Feinstein also asked that Jared work with the White House so he could release “certain documents” that might implicate executive privilege, with an eye towards providing a privilege log.

You also raised concerns that certain documents might implicate the President’s Executive Privilege and declined to produce those documents. We ask that you work with White House counsel to resolve any questions of privilege so that you can produce the documents that have been requested or provide a privilege log that describes the documents over which the President is asserting executive privilege.

While Lowell addresses documents that post-date the inauguration, he makes no comment about executive privilege at all.

Call records pertaining to some of the requests

Feinstein’s letter also notes that Jared included no phone records pertaining to some of the requests (she doesn’t say which ones).

You also have not produced any phone records that we presume exist and would relate to Mr. Kushner’s communications regarding several requests.

Lowell does not address that request at all.

Communications “about” certain individuals

Finally, and most interesting to me, even before Feinstein listed the known documents that Jared had failed to turn over, she noted that he had failed to search for communications about certain things.

For example, you limited your production in response to our second request in a manner that eliminates communications about the individuals identified in that request.[1] If, as you suggest, Mr. Kushner was unaware of, for example, any attempts at Russian interference in the 2016 presidential election, then presumably there would be few communications concerning many of the persons identified in our second request, and the corresponding burden of searching would be small.

[1] The Committee requested “[a]ll communications to, form, or copied to you relating to” certain individuals, but you stated that you “found no communications in which these individuals also appear in the to, from, or copy to lines of the communications.”

In fact, the three missing documents all might be considered such “about” communications, as they consist of forwarded emails adding further commentary.

Here’s where Lowell’s response gets really interesting. As with the request for call records, he doesn’t address the failure to search on communications “about” people at all. He doesn’t mention that he has failed to search for documents in the manner directed by the committee.

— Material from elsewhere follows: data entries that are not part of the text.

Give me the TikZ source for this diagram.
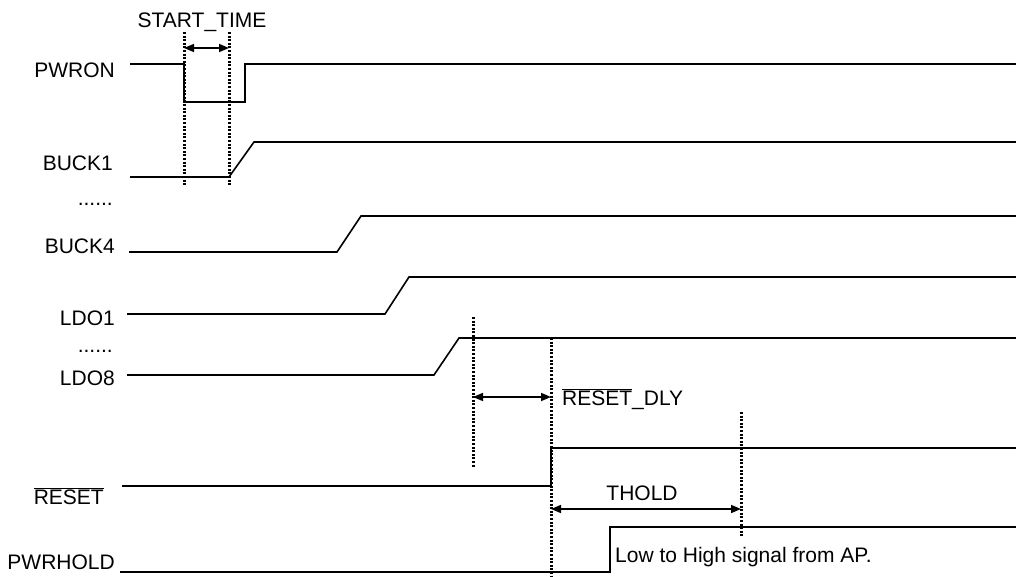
\documentclass[tikz,border=0pt]{standalone}
\usepackage{fontspec}
\setmainfont{Liberation Sans}
\usepackage{tikz}
\usetikzlibrary{arrows.meta}
\tikzset{
wave/.style={draw, line width=1.6pt},
marker/.style={draw, line width=3pt, dash pattern=on 2pt off 1.6pt},
sig/.style={inner sep=0pt, anchor=base east},
dim/.style={line width=1.6pt, {Triangle[length=10pt, width=8pt]}-{Triangle[length=10pt, width=8pt]}}
}

\begin{document}
\begin{tikzpicture}[x=1pt, y=-1pt, font=\fontsize{21}{25}\selectfont]
\useasboundingbox (0,0) rectangle (1016,576);
\node[sig] (pwron) at (115,77) {PWRON};
\node[sig] (buck1) at (113,170) {BUCK1};
\node[sig] (dotsa) at (113,205) {......};
\node[sig] (buck4) at (115,253) {BUCK4};
\node[sig] (ldo1) at (115,325) {LDO1};
\node[sig] (dotsb) at (113,352) {......};
\node[sig] (ldo8) at (115,385) {LDO8};
\node[sig] (reset) at (104,504) {$\overline{\mbox{RESET}}$};
\node[sig] (pwrhold) at (115,569) {PWRHOLD};
\draw[wave] (130,64) -- (184,64) -- (184,102) -- (245,102) -- (245,64) -- (1016,64);
\foreach \lo/\x/\ra/\rb/\hi in {177/130/229/254/142, 252/129/337/361/216, 314/127/385/409/277, 375/127/434/459/338}
\draw[wave] (\x,\lo) -- (\ra,\lo) -- (\rb,\hi) -- (1016,\hi);
\draw[wave] (122,486) -- (551,486) -- (551,448) -- (1016,448);
\draw[wave] (120,572) -- (610,572) -- (610,527) -- (1016,527);
\draw[marker] (184,32) -- (184,186);
\draw[marker] (229,32) -- (229,186);
\draw[marker] (473,317) -- (473,468);
\draw[marker] (551,338) -- (551,576);
\draw[marker] (741,412) -- (741,537);
\coordinate (stA) at (184,48);
\coordinate (stB) at (229,48);
\coordinate (dlyA) at (473,397);
\coordinate (dlyB) at (551,397);
\coordinate (holdA) at (551,509);
\coordinate (holdB) at (741,509);
\draw[dim] (stA) -- (stB);
\draw[dim] (dlyA) -- (dlyB);
\draw[dim] (holdA) -- (holdB);
\node[inner sep=0pt, anchor=base] (starttime) at (202,27) {START\_TIME};
\node[inner sep=0pt, anchor=base west] (resetdly) at (562,405) {$\overline{\mbox{RESET}}$\_DLY};
\node[inner sep=0pt, anchor=base] (thold) at (642,500) {THOLD};
\node[inner sep=0pt, anchor=base west] (apnote) at (615,562) {Low to High signal from AP.};
\end{tikzpicture}
\end{document}
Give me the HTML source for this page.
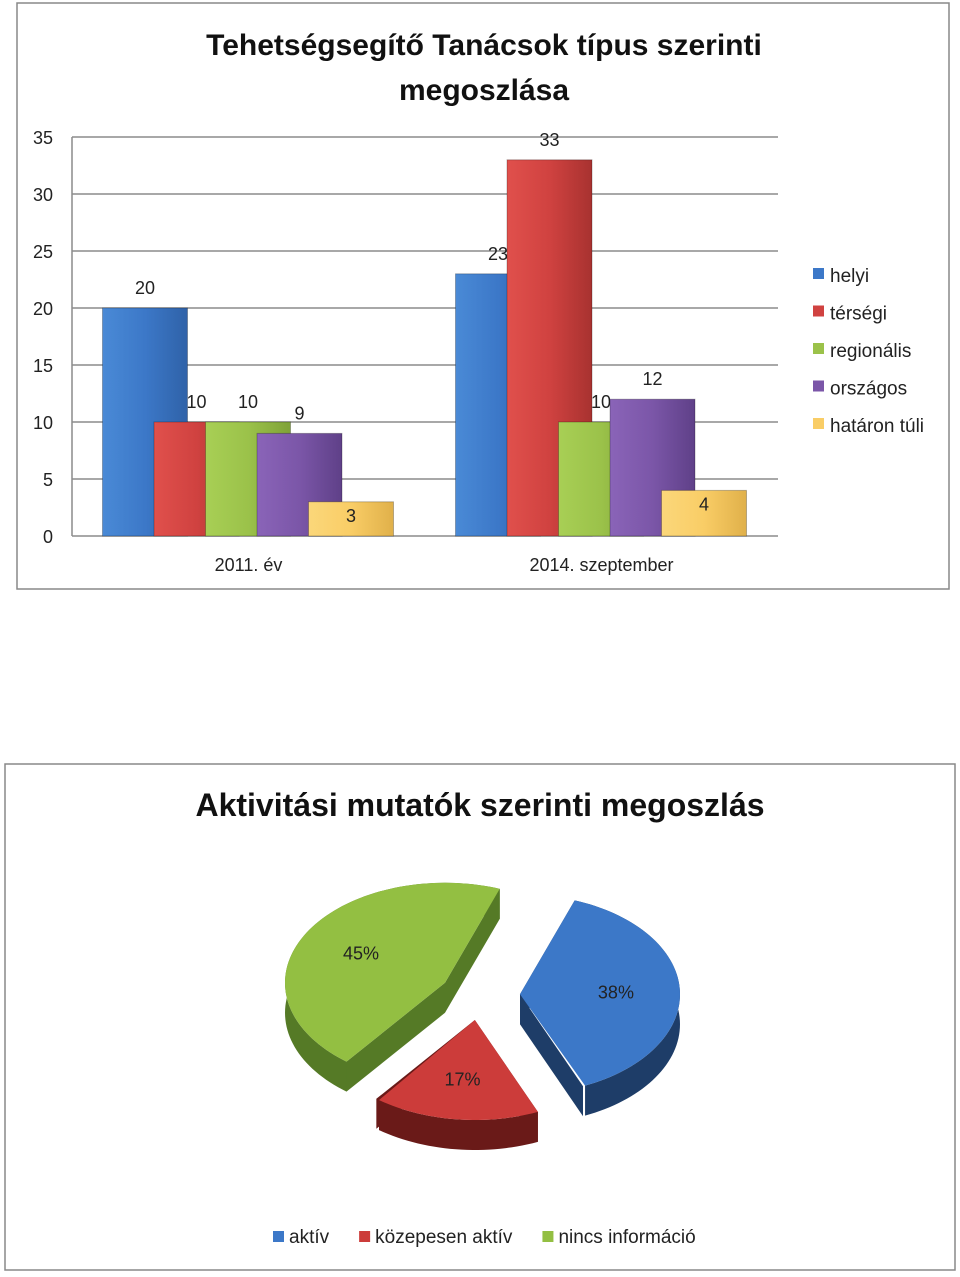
<!DOCTYPE html>
<html><head><meta charset="utf-8"><style>
body{margin:0;background:#fff;width:960px;height:1272px;overflow:hidden;font-family:"Liberation Sans",sans-serif}
svg text{font-family:"Liberation Sans",sans-serif}
</style></head><body>
<svg id="s" width="960" height="1272" xmlns="http://www.w3.org/2000/svg">
<defs>
<linearGradient id="gb" x1="0" x2="1"><stop offset="0" stop-color="#4a8ad6"/><stop offset="0.5" stop-color="#3c78c8"/><stop offset="1" stop-color="#2f62a8"/></linearGradient>
<linearGradient id="gr" x1="0" x2="1"><stop offset="0" stop-color="#e0504c"/><stop offset="0.5" stop-color="#d04240"/><stop offset="1" stop-color="#a83230"/></linearGradient>
<linearGradient id="gg" x1="0" x2="1"><stop offset="0" stop-color="#a8cf55"/><stop offset="0.5" stop-color="#9bc24a"/><stop offset="1" stop-color="#7fa238"/></linearGradient>
<linearGradient id="gp" x1="0" x2="1"><stop offset="0" stop-color="#8a64b8"/><stop offset="0.5" stop-color="#7b56a8"/><stop offset="1" stop-color="#5f4088"/></linearGradient>
<linearGradient id="gy" x1="0" x2="1"><stop offset="0" stop-color="#fbd77a"/><stop offset="0.5" stop-color="#f9cd66"/><stop offset="1" stop-color="#e0b04a"/></linearGradient>
</defs>
<rect x="17" y="3" width="932" height="586" fill="#fff" stroke="#888" stroke-width="1.5"/>
<text x="484" y="55" text-anchor="middle" font-size="30" font-weight="bold" fill="#111">Tehetségsegítő Tanácsok típus szerinti</text>
<text x="484" y="100" text-anchor="middle" font-size="30" font-weight="bold" fill="#111">megoszlása</text>
<g id="bars"></g>
<rect x="5" y="764" width="950" height="506" fill="#fff" stroke="#888" stroke-width="1.5"/>
<text x="480" y="816" text-anchor="middle" font-size="32" font-weight="bold" fill="#111">Aktivitási mutatók szerinti megoszlás</text>
<g id="pie"></g>
</svg>
<script>
const NS="http://www.w3.org/2000/svg";
function mk(p,t,a){const e=document.createElementNS(NS,t);for(const k in a)e.setAttribute(k,a[k]);p.appendChild(e);return e;}
// bar chart data
const categories=["2011. év","2014. szeptember"];
const seriesNames=["helyi","térségi","regionális","országos","határon túli"];
const helyi=[20,23];
const tersegi=[10,33];
const regionalis=[10,10];
const orszagos=[9,12];
const hataronTuli=[3,4];
const yTicks=[0,5,10,15,20,25,30,35];
const seriesVals=[helyi,tersegi,regionalis,orszagos,hataronTuli];
const fills=["url(#gb)","url(#gr)","url(#gg)","url(#gp)","url(#gy)"];
const legendCols=["#3c78c8","#d04240","#9bc24a","#7b56a8","#f9cd66"];
const bg=document.getElementById('bars');
const x0=72,x1=778,yb=536,yt=137,ymax=35;
const y=v=>yb-(yb-yt)*v/ymax;
const catW=(x1-x0)/categories.length;
const cx=i=>x0+catW*(i+0.5);
yTicks.forEach(t=>{
 const l=mk(bg,'line',{x1:x0,x2:x1,y1:y(t),y2:y(t),stroke:'#8c8c8c','stroke-width':1.5});
 
 
 const tx=mk(bg,'text',{x:53,y:y(t)+7,'text-anchor':'end','font-size':18,fill:'#222'});tx.textContent=t;
 
 
});
const ax=mk(bg,'line',{x1:x0,x2:x0,y1:yt,y2:yb,stroke:'#8c8c8c','stroke-width':1.5});


const bw=85,step=51.5;
categories.forEach((c,i)=>{
 const gs=cx(i)-146;
 seriesVals.forEach((arr,s)=>{
  const v=arr[i];const bx=gs+s*step;
  const r=mk(bg,'rect',{x:bx,y:y(v),width:bw,height:yb-y(v),fill:fills[s],stroke:'rgba(0,0,0,0.25)','stroke-width':1});
  
  
  const inside=v<5;
  const t=mk(bg,'text',{x:bx+bw/2,y:inside?y(v)+20:y(v)-14,'text-anchor':'middle','font-size':18,fill:'#222'});t.textContent=v;
  
  
 });
 const ct=mk(bg,'text',{x:cx(i),y:571,'text-anchor':'middle','font-size':18,fill:'#222'});ct.textContent=c;
 
 
});
seriesNames.forEach((n,s)=>{
 const ly=275+s*37.5;
 const r=mk(bg,'rect',{x:813,y:ly-7,width:11,height:11,fill:legendCols[s]});
 
 
 const t=mk(bg,'text',{x:830,y:ly+7,'font-size':19,fill:'#222'});t.textContent=n;
 
 
});
// pie data
const pieLabels=["aktív","közepesen aktív","nincs információ"];
const pieValues=[38,17,45];
const pieTop=["#3c78c8","#cc3c3a","#93bf42"];
const pieSide=["#1e3d68","#6a1a18","#557a26"];
const pg=document.getElementById('pie');
const PCX=480,PCY=995,RX=160,RY=100,DEP=30,EXP=40,START=20;
const tot=pieValues.reduce((a,b)=>a+b,0);
const pt=(ox,oy,a,d)=>[ox+RX*Math.sin(a*Math.PI/180),oy-RY*Math.cos(a*Math.PI/180)+(d||0)];
let acc=START;const slices=[];
pieValues.forEach((v,i)=>{const a0=acc,a1=acc+360*v/tot;acc=a1;const m=(a0+a1)/2;
 slices.push({i,a0,a1,m,ox:PCX+EXP*Math.sin(m*Math.PI/180),oy:PCY-EXP*0.63*Math.cos(m*Math.PI/180)});});
slices.forEach(s=>{
 const g=mk(pg,'g',{});
 
 
 const arc=[];for(let a=s.a0;a<=s.a1+0.01;a+=2)arc.push(pt(s.ox,s.oy,Math.min(a,s.a1)));
 const arcB=arc.map(p=>[p[0],p[1]+DEP]);
 // cut faces
 [s.a0,s.a1].forEach(a=>{const p=pt(s.ox,s.oy,a);
  mk(g,'polygon',{points:[[s.ox,s.oy],p,[p[0],p[1]+DEP],[s.ox,s.oy+DEP]].map(q=>q.join(',')).join(' '),fill:pieSide[s.i]});});
 mk(g,'polygon',{points:arc.concat(arcB.slice().reverse()).map(q=>q.join(',')).join(' '),fill:pieSide[s.i]});
 mk(g,'polygon',{points:[[s.ox,s.oy]].concat(arc).map(q=>q.join(',')).join(' '),fill:pieTop[s.i]});
 const lp=[s.ox+RX*0.6*Math.sin(s.m*Math.PI/180),s.oy-RY*0.6*Math.cos(s.m*Math.PI/180)];
 const t=mk(g,'text',{x:lp[0],y:lp[1]+6,'text-anchor':'middle','font-size':18,fill:'#222'});
 t.textContent=Math.round(100*pieValues[s.i]/tot)+'%';
});
let lx=273;
pieLabels.forEach((n,i)=>{
 const r=mk(pg,'rect',{x:lx,y:1231,width:11,height:11,fill:pieTop[i]});
 
 
 const t=mk(pg,'text',{x:lx+16,y:1243,'font-size':19,fill:'#222'});t.textContent=n;
 
 
 lx+=16+t.getComputedTextLength()+30;
});
</script>
</body></html>
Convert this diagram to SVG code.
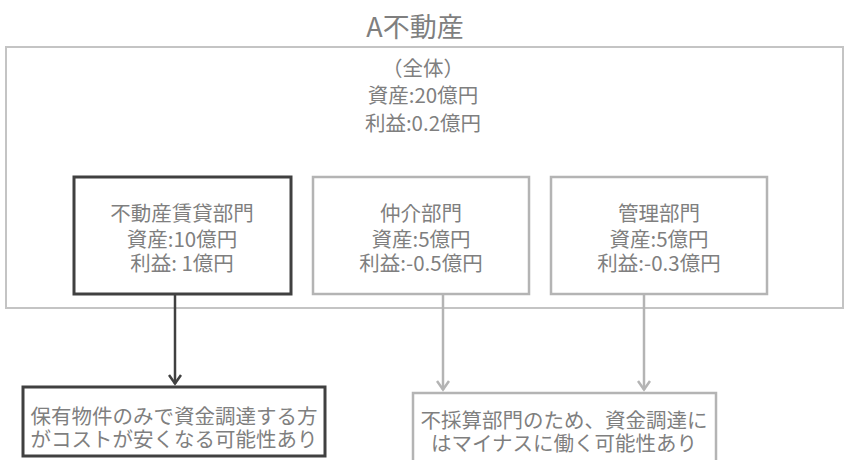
<svg xmlns="http://www.w3.org/2000/svg" width="857" height="460" viewBox="0 0 857 460">
<defs>
<style>
text{font-family:"Noto Sans CJK JP","Noto Sans",sans-serif;fill:#7f7f7f;text-anchor:middle;dominant-baseline:central}
.title{font-size:27px}
.t{font-size:20.5px}
.outer{fill:#fff;stroke:#c4c4c4;stroke-width:2}
.dark{fill:#fff;stroke:#404040;stroke-width:3}
.gray{fill:#fff;stroke:#b4b4b4;stroke-width:2.5}
.cd{fill:none;stroke:#404040;stroke-width:2.5}
.cg{fill:none;stroke:#b4b4b4;stroke-width:2.5}
</style>
<marker id="ad" markerUnits="userSpaceOnUse" markerWidth="12" markerHeight="14" refX="10.5" refY="7" orient="auto" viewBox="0 0 12 14">
<path d="M1.5,1 L10,7 L1.5,13" fill="none" stroke="#404040" stroke-width="2.5"/>
</marker>
<marker id="ag" markerUnits="userSpaceOnUse" markerWidth="12" markerHeight="14" refX="10.5" refY="7" orient="auto" viewBox="0 0 12 14">
<path d="M1.5,1 L10,7 L1.5,13" fill="none" stroke="#b4b4b4" stroke-width="2.5"/>
</marker>
</defs>
<rect width="857" height="460" fill="#fff"/>
<text class="title" x="415" y="25">A不動産</text>
<g id="whole">
<rect class="outer" x="6" y="47" width="837" height="261"/>
<text class="t"><tspan x="423" y="67">（全体）</tspan><tspan x="423" y="94">資産:20億円</tspan><tspan x="423" y="122">利益:0.2億円</tspan></text>
</g>
<g id="connectors">
<line class="cd" x1="175" y1="294" x2="175" y2="384" marker-end="url(#ad)"/>
<line class="cg" x1="443" y1="294" x2="443" y2="390" marker-end="url(#ag)"/>
<line class="cg" x1="644" y1="294" x2="644" y2="390" marker-end="url(#ag)"/>
</g>
<g id="rental">
<rect class="dark" x="74" y="177" width="217" height="117"/>
<text class="t"><tspan x="182" y="212">不動産賃貸部門</tspan><tspan x="182" y="238">資産:10億円</tspan><tspan x="182" y="262">利益: 1億円</tspan></text>
</g>
<g id="brokerage">
<rect class="gray" x="313" y="177" width="216" height="117"/>
<text class="t"><tspan x="421" y="212">仲介部門</tspan><tspan x="421" y="238">資産:5億円</tspan><tspan x="421" y="262">利益:-0.5億円</tspan></text>
</g>
<g id="admin">
<rect class="gray" x="551" y="177" width="216" height="117"/>
<text class="t"><tspan x="659" y="212">管理部門</tspan><tspan x="659" y="238">資産:5億円</tspan><tspan x="659" y="262">利益:-0.3億円</tspan></text>
</g>
<g id="note-left">
<rect class="dark" x="23" y="387" width="302" height="69"/>
<text class="t"><tspan x="174" y="415">保有物件のみで資金調達する方</tspan><tspan x="174" y="438">がコストが安くなる可能性あり</tspan></text>
</g>
<g id="note-right">
<rect class="gray" x="413" y="393" width="303" height="75"/>
<text class="t"><tspan x="564" y="419">不採算部門のため、資金調達に</tspan><tspan x="564" y="442">はマイナスに働く可能性あり</tspan></text>
</g>
</svg>
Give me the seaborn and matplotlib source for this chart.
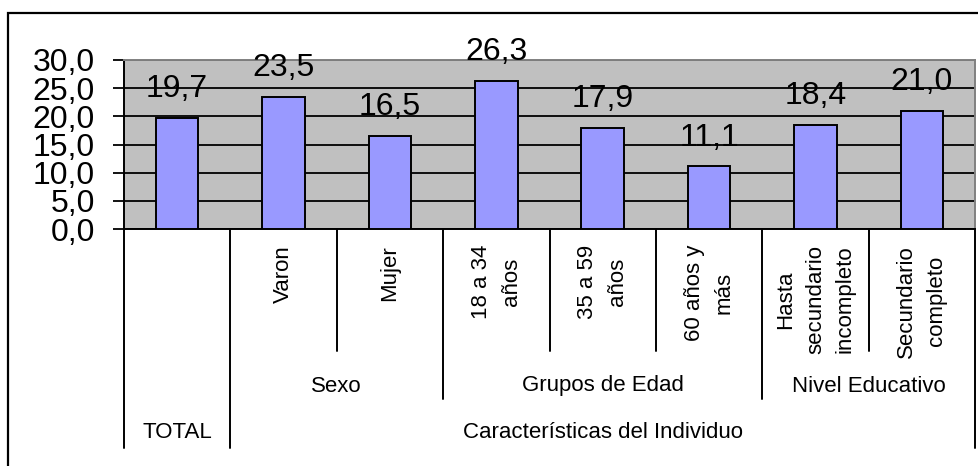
import matplotlib
matplotlib.use("Agg")
import matplotlib.pyplot as plt
import matplotlib.transforms as mtransforms
from matplotlib.patches import Rectangle
from matplotlib.lines import Line2D
import seaborn as sns
import pandas as pd

# Data
categories = ["TOTAL", "Varon", "Mujer", "18 a 34\naños", "35 a 59\naños",
              "60 años y\nmás", "Hasta\nsecundario\nincompleto", "Secundario\ncompleto"]
level1 = ["", "Varon", "Mujer", "18 a 34\naños", "35 a 59\naños",
          "60 años y\nmás", "Hasta\nsecundario\nincompleto", "Secundario\ncompleto"]
level2 = ["", "Sexo", "Sexo", "Grupos de Edad", "Grupos de Edad", "Grupos de Edad",
          "Nivel Educativo", "Nivel Educativo"]
level3 = ["TOTAL"] + ["Características del Individuo"] * 7
values = [19.7, 23.5, 16.5, 26.3, 17.9, 11.1, 18.4, 21.0]
yticks = [0, 5, 10, 15, 20, 25, 30]

df = pd.DataFrame({"cat": categories, "val": values})

sns.set_theme(style="white")
plt.rcParams["font.family"] = ["Liberation Sans", "DejaVu Sans"]

W, H = 979, 466
fig = plt.figure(figsize=(W / 100, H / 100), dpi=100)
fig.patch.set_facecolor("white")

def fx(px):
    return px / W

def fy(py):
    return 1 - py / H

ax = fig.add_axes([fx(124), fy(229), fx(975) - fx(124), fy(60) - fy(229)])
ax.set_facecolor("#C0C0C0")

sns.barplot(data=df, x="cat", y="val", color="#9999FF", saturation=1,
            edgecolor="black", linewidth=1.4, width=0.4, ax=ax, zorder=3)

ax.set_ylim(0, 30)
ax.set_xlim(-0.5, len(categories) - 0.5)
ax.set_yticks(yticks)
ax.set_yticklabels([f"{t:.1f}".replace(".", ",") for t in yticks], fontsize=23)
ax.yaxis.grid(True, color="black", linewidth=1.3, zorder=1)
ax.set_axisbelow(True)
ax.tick_params(axis="y", direction="out", length=8, width=1.3, color="black",
               pad=13, left=True, labelcolor="black")
ax.tick_params(axis="x", bottom=False, labelbottom=False)
ax.set_xlabel("")
ax.set_ylabel("")

for side in ("left", "bottom"):
    ax.spines[side].set_color("black")
    ax.spines[side].set_linewidth(1.4)
for side in ("top", "right"):
    ax.spines[side].set_color("#808080")
    ax.spines[side].set_linewidth(1.4)

# Value labels above bars
ax.bar_label(ax.containers[0],
             labels=[f"{v:.1f}".replace(".", ",") for v in values],
             padding=10, fontsize=23, color="black")

# Multi-level category table below the axis
blend = mtransforms.blended_transform_factory(ax.transData, fig.transFigure)
n = len(categories)
y_top = fy(229)
for b in range(n + 1):
    x = b - 0.5
    if b == 0 or b == n or level3[b - 1] != level3[b]:
        y_end = 448
    elif level2[b - 1] != level2[b]:
        y_end = 399
    else:
        y_end = 351
    fig.add_artist(Line2D([x, x], [y_top, fy(y_end)], transform=blend,
                          color="black", linewidth=1.4))

for i, lab in enumerate(level1):
    if lab:
        fig.text(i, fy(245), lab, transform=blend, rotation=90, ha="center",
                 va="top", multialignment="center", fontsize=16,
                 linespacing=1.55, color="black")

def spans(labels):
    out = []
    start = 0
    for i in range(1, len(labels) + 1):
        if i == len(labels) or labels[i] != labels[start]:
            out.append((labels[start], start, i - 1))
            start = i
    return out

for lab, s, e in spans(level2):
    if lab:
        fig.text((s + e) / 2, fy(386), lab, transform=blend, ha="center",
                 va="center", fontsize=16, color="black")

for lab, s, e in spans(level3):
    fig.text((s + e) / 2, fy(433), lab, transform=blend, ha="center",
             va="center", fontsize=16, color="black")

# Outer chart frame
fig.add_artist(Rectangle((fx(8), -0.2), 1.2, fy(13) + 0.2,
                         transform=fig.transFigure, fill=False,
                         edgecolor="black", linewidth=1.6))

fig.savefig("out.png", dpi=100)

But for each of the missing documents, he explains why they wouldn’t be relevant in such a way that completely dodges the fact that, as communications “about” the persons in question, they definitely are.

A communication in which he was a copied recipient and was not about Russia contacts by him (or apparently by anyone else) was not responsive to any request about Mr. Kushner’s own contacts.

[snip]

The “Millian” email between Mr. Millian and a reporter, in which Mr. Millian is actually conferring with Michael Cohen and confirming that Mr. Millian has no relationship with the President, is also not one about contacts that Mr. Kushner, or really anyone, had that would be responsive to any relevant request.

[snip]

[of the Torshin email] Again, this was not any contact, call or meeting in which Mr. Kushner was involved.

[snip]

You can see there would be no reason for us not to provide such a clear expression that Mr. Kushner had no contacts with, nor was in collusion with, nor was pursuing any such relationship with Russia except that it was not responsive.

So not only does he offer disingenuous explanations for each of the missing documents — one after another he explains that these emails don’t involve any contact between Jared and the designated person — but he completely ignores that under the terms of the request, they were obviously responsive.

Of course, the only reason SJC learned of these emails is because the other participants in the email chains turned them over. But there are undoubtedly other emails or documents that are “about” these and presumably other requested individuals that others wouldn’t have been party to. And by ignoring the request for “about” documents, Lowell is basically completely blowing off providing those other documents, which would likely be even more interesting.

Just as an example, Jared could very well have had 100 other discussions “about” Wikileaks or Julian Assange with some unknown person, and Lowell’s incomplete search would have hidden it.

Now check out Lowell’s more general excuse for not turning over such documents:

With respect to the substance of your letter, let me start with the so-called “Missing Documents.” They are not missing at all. As you will note, after I spoke to your staff, I wrote a cover letter with our production. In that letter, I wrote: “We believe that our prior production [to the intelligence committees] contains the most pertinent documents to your inquiry into the June 9, 2016 meeting at Trump Tower, and related matters, and undercut any notion that there was collusion (or even any extensive interaction) between Mr. Kushner and Russia concerning the 2016 election.” The documents provided to those committees fully responded to their requests. That was why we said we would provide those documents to you first to see if anything else was relevant or new, and try to determine whether those documents satisfy your inquiry as well.

This production, which doesn’t include any documents about designated topics (including the June 9 meeting), satisfied the intelligence committees. That means the intelligence committees could not have asked for “about” documents (which is particularly ironic given that they’re both trying to find a way to help NSA turn “about” 702 collection back on). Which in turn means the intelligence committees likely have huge gaps in their understanding of Jared’s awareness of the Russian discussions.

And in addition to all his other contemptuous non-answers to Feinstein’s letter, Lowell says Jared shouldn’t have to sit for an interview with SJC because he already sat for 6 hours with the other committees, the committees that didn’t ask for “about” documents and therefore don’t have a complete picture of Jared’s involvement.

This is the scam that’s been going on for almost a year (which is probably why Michael Cohen has been dodging an interview with SJC too).

While his letter is otherwise totally unhelpful, it’s nice of Lowell to so clearly make evidence the inadequacies of the other congressional investigations.

Update: Perhaps Mueller is facing the same problem, because he just subpoenaed the Trump campaign for more documents, by keyword.

The subpoena, which requested documents and emails from the listed campaign officials that reference a set of Russia-related keywords, marked Mr. Mueller’s first official order for information from the campaign, according to the person. The subpoena didn’t compel any officials to testify before Mr. Mueller’s grand jury, the person said.

The subpoena caught the campaign by surprise, the person said. The campaign had previously been voluntarily complying with the special counsel’s requests for information, and had been sharing with Mr. Mueller’s team the documents it provided to congressional committees as part of their probes of Russian interference into the 2016 presidential election.